CPF

Coalition for Political Forecasting Mentioned in Astral Codex Ten

Scott Alexander mentioned the Coalition for Political Forecasting in his recent write-up about Pratik Chougule’s talk at Manifest.

Below is the relevant excerpt:

Prediction markets have often existed in a regulatory gray area. A newer market, Kalshi, has tried to cooperate with regulators to become a new kind of fully-legal and highly-regulated platform, but it’s been tough going. The day of the conference, main government regulator CFTC denied Kalshi’s petition to have betting markets on elections (see the first item here for previous discussion). This is pretty discouraging; election betting is the bread and butter of prediction markets, and the government seems to have banned it.

Pratik Chougule leads the Coalition for Political Forecasting, a pro-prediction-market lobbying group. He discussed the CFTC’s recent decision, which was less about the normal factors and more about CFTC bureaucrats’ concern that they would be put in a situation where they had to determine election results. Suppose that Biden beats Trump in 2024, and Trump claims there was election fraud. Normally this is a problem for Congress, election regulators, the courts, the media, and the American people. But if there are election prediction markets, then election fraud would indirectly become a type of financial fraud, and now it is also a problem for the CFTC. I think this is a stretch – one could easily frame the question as “will such-and-such a source certify Biden as the winner of the 2024 election?” and then any fraud is already priced in – but I guess this isn’t how CFTC thinks.

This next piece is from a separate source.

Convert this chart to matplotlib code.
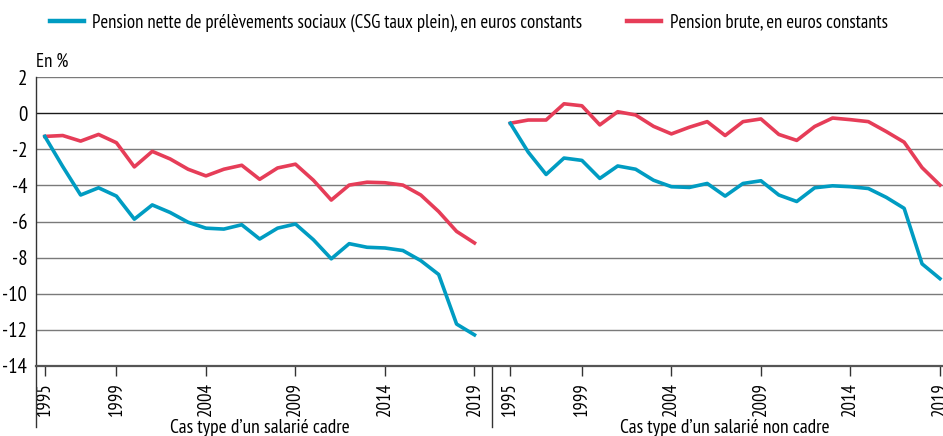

He is not really optimistic about the government liberalizing any time soon. There was a moment in the late Trump administration when something could have happened. But the 2020 election fraud controversy made regulators more paranoid about election integrity, and the FTX collapse made regulators more paranoid about seemingly-innovative forms of online betting. The only good news Pratik has is that CFTC is very busy right now, and it will probably be easy for small projects to continue operating in legal gray areas and not face much regulatory scrutiny unless they do something really wrong or grow too big too quickly.